Description of the task:
Please say how many lines of the listing hold "React", with no other words in the answer.

Information shown:
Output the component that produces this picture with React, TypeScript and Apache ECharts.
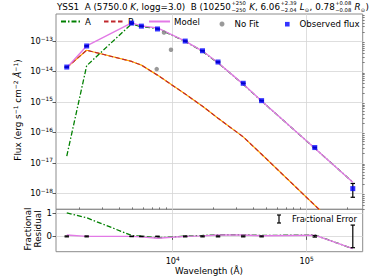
import React, { useEffect, useRef } from 'react';
import * as echarts from 'echarts';

// ---- data ----
const wavelengths = [1620, 2280, 4940, 5840, 7700, 12400, 16700, 21800, 33600, 46100, 115000, 221000];
const observedFlux = [1.40e-14, 6.9e-14, 3.9e-13, 3.1e-13, 2.5e-13, 1.0e-13, 4.8e-14, 2.05e-14, 4.1e-15, 1.1e-15, 3.16e-17, 1.41e-18];
const fractionalError = [0.02, 0.02, 0.01, 0.01, 0.01, 0.02, 0.02, 0.02, 0.02, 0.02, 0.03, 0.48];
const modelFlux = [1.32e-14, 6.9e-14, 3.95e-13, 3.16e-13, 2.7e-13, 1.0e-13, 4.7e-14, 1.93e-14, 3.85e-15, 1.07e-15, 3.0e-17, 2.3e-18];
const fluxA = [1.66e-17, 1.55e-14, 3.7e-13, 2.95e-13, 2.6e-13, 9.8e-14, 4.6e-14, 1.9e-14, 3.8e-15, 1.06e-15, 3.0e-17, 2.3e-18];
const fluxB = [1.35e-14, 5.0e-14, 2.14e-14, 1.62e-14, 7.6e-15, 1.82e-15, 7.2e-16, 2.9e-16, 7.1e-17, 1.9e-17, 4.0e-19, 2.6e-20];
const residualA = [1.0, 0.79, 0.04, 0.01, -0.06, 0.01, 0.04, 0.07, 0.07, 0.04, 0.06, -0.52];
const residualModel = [0.06, 0.0, 0.0, -0.02, -0.08, 0.0, 0.02, 0.06, 0.06, 0.03, 0.05, -0.52];
const noFitWavelengths = [7600, 8610, 9710];
const noFitFlux = [1.2e-14, 1.9e-13, 5.2e-14];
const xDecades = [4, 5];
const yDecades = [-18, -17, -16, -15, -14, -13];
const residualTicks = [0, 1];

const FONT = 'DejaVu Sans';
const X_MIN = Math.log10(1346);
const X_MAX = Math.log10(262000);
const Y_MIN = -18.53;
const Y_MAX = -12.11;
const R_MIN = -0.65;
const R_MAX = 1.15;

function minorLogs(lo: number, hi: number): number[] {
  const out: number[] = [];
  for (let d = Math.floor(lo); d <= Math.ceil(hi); d++) {
    for (let k = 2; k <= 9; k++) {
      const v = d + Math.log10(k);
      if (v > lo && v < hi) out.push(v);
    }
  }
  return out;
}

function buildTitle(): any[] {
  type Part = { t?: string; it?: boolean; sup?: string; sub?: string; sub1?: string };
  const parts: Part[] = [
    { t: 'YSS1  A (5750.0 ' }, { t: 'K', it: true }, { t: ', logg=3.0)  B (10250' },
    { sup: '+250', sub: '\u2212250' }, { t: ' ' }, { t: 'K', it: true }, { t: ', 6.06' },
    { sup: '+2.39', sub: '\u22122.04' }, { t: ' ' }, { t: 'L', it: true }, { sub1: '\u2299' },
    { t: ', 0.78' }, { sup: '+0.08', sub: '\u22120.08' }, { t: ' ' }, { t: 'R', it: true },
    { sub1: '\u2299' }, { t: ')' },
  ];
  const canvas = document.createElement('canvas');
  const ctx = canvas.getContext('2d') as CanvasRenderingContext2D;
  const meas = (t: string, size: number, it?: boolean) => {
    ctx.font = `${it ? 'italic ' : ''}${size}px "${FONT}"`;
    return ctx.measureText(t).width;
  };
  const widthAt = (s: number) => {
    let w = 0;
    const ss = s * 0.6;
    for (const p of parts) {
      if (p.t !== undefined) w += meas(p.t, s, p.it);
      else if (p.sup !== undefined) w += Math.max(meas(p.sup, ss), meas(p.sub as string, ss)) + 1;
      else if (p.sub1 !== undefined) w += meas(p.sub1, ss) + 0.5;
    }
    return w;
  };
  const target = 312.5;
  let size = 9;
  const w9 = widthAt(9);
  if (w9 > 0) size = 9 * target / w9;
  const ss = size * 0.6;
  const els: any[] = [];
  let x = 57;
  const yMid = 7.3;
  for (const p of parts) {
    if (p.t !== undefined) {
      els.push({ type: 'text', x, y: yMid, style: { text: p.t, fontSize: size, fontFamily: FONT, fontStyle: p.it ? 'italic' : 'normal', fill: '#000', verticalAlign: 'middle', align: 'left' } });
      x += meas(p.t, size, p.it);
    } else if (p.sup !== undefined) {
      els.push({ type: 'text', x: x + 0.5, y: 3.3, style: { text: p.sup, fontSize: ss, fontFamily: FONT, fill: '#000', verticalAlign: 'middle', align: 'left' } });
      els.push({ type: 'text', x: x + 0.5, y: 10.4, style: { text: p.sub, fontSize: ss, fontFamily: FONT, fill: '#000', verticalAlign: 'middle', align: 'left' } });
      x += Math.max(meas(p.sup, ss), meas(p.sub as string, ss)) + 1;
    } else if (p.sub1 !== undefined) {
      els.push({ type: 'text', x, y: 10, style: { text: p.sub1, fontSize: ss, fontFamily: FONT, fill: '#000', verticalAlign: 'middle', align: 'left' } });
      x += meas(p.sub1, ss) + 0.5;
    }
  }
  return els;
}

export default function App() {
  const ref = useRef<HTMLDivElement>(null);
  useEffect(() => {
    if (!ref.current) return;
    const chart = echarts.init(ref.current, undefined, { renderer: 'svg' });
    const lx = wavelengths.map((w) => Math.log10(w));
    const pts = (arr: number[]) => arr.map((v, i) => [lx[i], Math.log10(v)]);
    const rpts = (arr: number[]) => arr.map((v, i) => [lx[i], v]);
    const mainErr = observedFlux.map((f, i) => [lx[i], Math.log10(f * (1 - fractionalError[i])), Math.log10(f * (1 + fractionalError[i]))]);
    const residErr = fractionalError.map((e, i) => [lx[i], -e, e]);
    const errorRender = (params: any, api: any) => {
      const x = api.value(0);
      const p1 = api.coord([x, api.value(1)]);
      const p2 = api.coord([x, api.value(2)]);
      const cw = 2.2;
      const st = { stroke: '#000', lineWidth: 1.2 };
      return {
        type: 'group',
        children: [
          { type: 'line', shape: { x1: p1[0], y1: p1[1], x2: p2[0], y2: p2[1] }, style: st },
          { type: 'line', shape: { x1: p1[0] - cw, y1: p1[1], x2: p1[0] + cw, y2: p1[1] }, style: st },
          { type: 'line', shape: { x1: p2[0] - cw, y1: p2[1], x2: p2[0] + cw, y2: p2[1] }, style: st },
        ],
      };
    };
    const tickLabelRich = {
      b: { fontSize: 8.2, fontFamily: FONT, color: '#000', lineHeight: 11 },
      s: { fontSize: 5.8, fontFamily: FONT, color: '#000', verticalAlign: 'top', lineHeight: 7 },
    };
    const majorTick = { show: true, length: 3.5, lineStyle: { color: '#333', width: 0.8 } };
    const minorTickStyle = { show: true, length: 2, lineStyle: { color: '#333', width: 0.6 } };
    const gridLine = { show: true, lineStyle: { color: '#d6d6d6', width: 0.8, type: 'solid' as const } };
    const noLine = { show: false };
    const legendBase = {
      orient: 'horizontal', padding: 0, selectedMode: false, itemGap: 0,
      textStyle: { fontSize: 8.6, fontFamily: FONT, color: '#000', padding: [0, 0, 0, -1] },
    };
    const legendScatterText = { fontSize: 8.6, fontFamily: FONT, color: '#000', padding: [0, 0, 0, 5] };

    const option: any = {
      animation: false,
      textStyle: { fontFamily: FONT },
      grid: [
        { left: 56, top: 14, width: 306.7, height: 195.3, show: true, borderColor: '#8c8c8c', borderWidth: 1, containLabel: false },
        { left: 56, top: 209.3, width: 306.7, height: 42.4, show: true, borderColor: '#8c8c8c', borderWidth: 1, containLabel: false },
      ],
      xAxis: [
        { gridIndex: 0, type: 'value', min: X_MIN, max: X_MAX, axisLine: noLine, axisTick: { show: false, customValues: xDecades }, axisLabel: { show: false, customValues: xDecades }, splitLine: gridLine },
        {
          gridIndex: 1, type: 'value', min: X_MIN, max: X_MAX, axisLine: noLine,
          axisTick: { ...majorTick, customValues: xDecades },
          axisLabel: { show: true, customValues: xDecades, margin: 4, formatter: (v: number) => `{b|10}{s|${Math.round(v)}}`, rich: tickLabelRich },
          splitLine: gridLine,
        },
        { gridIndex: 1, type: 'value', min: X_MIN, max: X_MAX, axisLine: noLine, axisTick: { ...minorTickStyle, customValues: minorLogs(X_MIN, X_MAX) }, axisLabel: { show: false, customValues: minorLogs(X_MIN, X_MAX) }, splitLine: noLine },
      ],
      yAxis: [
        {
          gridIndex: 0, type: 'value', min: Y_MIN, max: Y_MAX, axisLine: noLine,
          axisTick: { ...majorTick, customValues: yDecades },
          axisLabel: { show: true, customValues: yDecades, margin: 3, formatter: (v: number) => `{b|10}{s|\u2212${Math.round(-v)}}`, rich: tickLabelRich },
          splitLine: gridLine,
        },
        { gridIndex: 0, type: 'value', min: Y_MIN, max: Y_MAX, axisLine: noLine, axisTick: { ...minorTickStyle, customValues: minorLogs(Y_MIN, Y_MAX) }, axisLabel: { show: false, customValues: minorLogs(Y_MIN, Y_MAX) }, splitLine: noLine },
        {
          gridIndex: 1, type: 'value', min: R_MIN, max: R_MAX, axisLine: noLine,
          axisTick: { ...majorTick, customValues: residualTicks },
          axisLabel: { show: true, customValues: residualTicks, margin: 4, fontSize: 8.6, color: '#000', fontFamily: FONT },
          splitLine: gridLine,
        },
      ],
      legend: [
        { ...legendBase, left: 60, top: 17, itemWidth: 20, itemHeight: 10, data: [{ name: 'A', itemStyle: { opacity: 0 } }] },
        { ...legendBase, left: 103, top: 17, itemWidth: 20, itemHeight: 10, data: [{ name: 'B', itemStyle: { opacity: 0 } }] },
        { ...legendBase, left: 148, top: 17, itemWidth: 21, itemHeight: 10, data: [{ name: 'Model', itemStyle: { opacity: 0 } }] },
        { ...legendBase, left: 219.5, top: 19.5, itemWidth: 5, itemHeight: 5, textStyle: legendScatterText, data: ['No Fit'] },
        { ...legendBase, left: 285, top: 19.7, itemWidth: 4.6, itemHeight: 4.6, textStyle: legendScatterText, data: ['Observed flux'] },
      ],
      graphic: [
        ...buildTitle(),
        {
          type: 'text', x: 18, y: 110, rotation: Math.PI / 2,
          style: {
            text: 'Flux (erg s{s|\u22121} cm{s|\u22122} {i|\u00C5}{s|\u22121})', align: 'center', verticalAlign: 'middle',
            fontSize: 8.8, fontFamily: FONT, fill: '#000',
            rich: {
              s: { fontSize: 6, fontFamily: FONT, verticalAlign: 'top', lineHeight: 7, fill: '#000' },
              i: { fontSize: 8.8, fontFamily: FONT, fontStyle: 'italic', fill: '#000', lineHeight: 12 },
            },
          },
        },
        {
          type: 'text', x: 33, y: 229, rotation: Math.PI / 2,
          style: { text: 'Fractional\nResidual', align: 'center', verticalAlign: 'middle', fontSize: 8.8, lineHeight: 10, fontFamily: FONT, fill: '#000' },
        },
        {
          type: 'text', x: 209, y: 271,
          style: { text: 'Wavelength (\u00C5)', align: 'center', verticalAlign: 'middle', fontSize: 8.8, fontFamily: FONT, fill: '#000' },
        },
        { type: 'line', shape: { x1: 279, y1: 215, x2: 279, y2: 223 }, style: { stroke: '#000', lineWidth: 1.2 } },
        { type: 'line', shape: { x1: 277, y1: 215, x2: 281, y2: 215 }, style: { stroke: '#000', lineWidth: 1.2 } },
        { type: 'line', shape: { x1: 277, y1: 223, x2: 281, y2: 223 }, style: { stroke: '#000', lineWidth: 1.2 } },
        {
          type: 'text', x: 292, y: 219,
          style: { text: 'Fractional Error', align: 'left', verticalAlign: 'middle', fontSize: 8.5, fontFamily: FONT, fill: '#000' },
        },
      ],
      series: [
        { name: 'B-orange', type: 'line', xAxisIndex: 0, yAxisIndex: 0, data: pts(fluxB), symbol: 'none', lineStyle: { color: '#ffa500', width: 1.2 }, z: 2 },
        { name: 'B', type: 'line', xAxisIndex: 0, yAxisIndex: 0, data: pts(fluxB), symbol: 'none', color: '#d62728', lineStyle: { color: '#c0282d', width: 1.2, type: [4.5, 2.5] }, z: 3 },
        { name: 'A', type: 'line', xAxisIndex: 0, yAxisIndex: 0, data: pts(fluxA), symbol: 'none', color: '#008000', lineStyle: { color: '#008000', width: 1.3, type: [5, 2, 1.5, 2] }, z: 3 },
        { name: 'Model', type: 'line', xAxisIndex: 0, yAxisIndex: 0, data: pts(modelFlux), symbol: 'none', color: '#ee82ee', lineStyle: { color: '#e27ae6', width: 1.4 }, z: 4 },
        { name: 'No Fit', type: 'scatter', xAxisIndex: 0, yAxisIndex: 0, data: noFitWavelengths.map((w, i) => [Math.log10(w), Math.log10(noFitFlux[i])]), symbol: 'circle', symbolSize: 4.5, itemStyle: { color: '#808080' }, z: 4 },
        { name: 'errMain', type: 'custom', xAxisIndex: 0, yAxisIndex: 0, data: mainErr, renderItem: errorRender, encode: { x: 0, y: [1, 2] }, z: 5, silent: true },
        { name: 'Observed flux', type: 'scatter', xAxisIndex: 0, yAxisIndex: 0, data: pts(observedFlux), symbol: 'rect', symbolSize: 5, itemStyle: { color: '#0000ff' }, z: 6 },
        { name: 'resA', type: 'line', xAxisIndex: 1, yAxisIndex: 2, data: rpts(residualA), symbol: 'none', lineStyle: { color: '#008000', width: 1.3, type: [5, 2, 1.5, 2] }, z: 3 },
        { name: 'resModel', type: 'line', xAxisIndex: 1, yAxisIndex: 2, data: rpts(residualModel), symbol: 'none', lineStyle: { color: '#e27ae6', width: 1.4 }, z: 4 },
        { name: 'errResid', type: 'custom', xAxisIndex: 1, yAxisIndex: 2, data: residErr, renderItem: errorRender, encode: { x: 0, y: [1, 2] }, z: 5, silent: true },
      ],
    };
    chart.setOption(option);
    return () => chart.dispose();
  }, []);
  return <div ref={ref} style={{ width: 374, height: 280, position: 'absolute', left: 0, top: 0 }} />;
}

Reply to the task:
2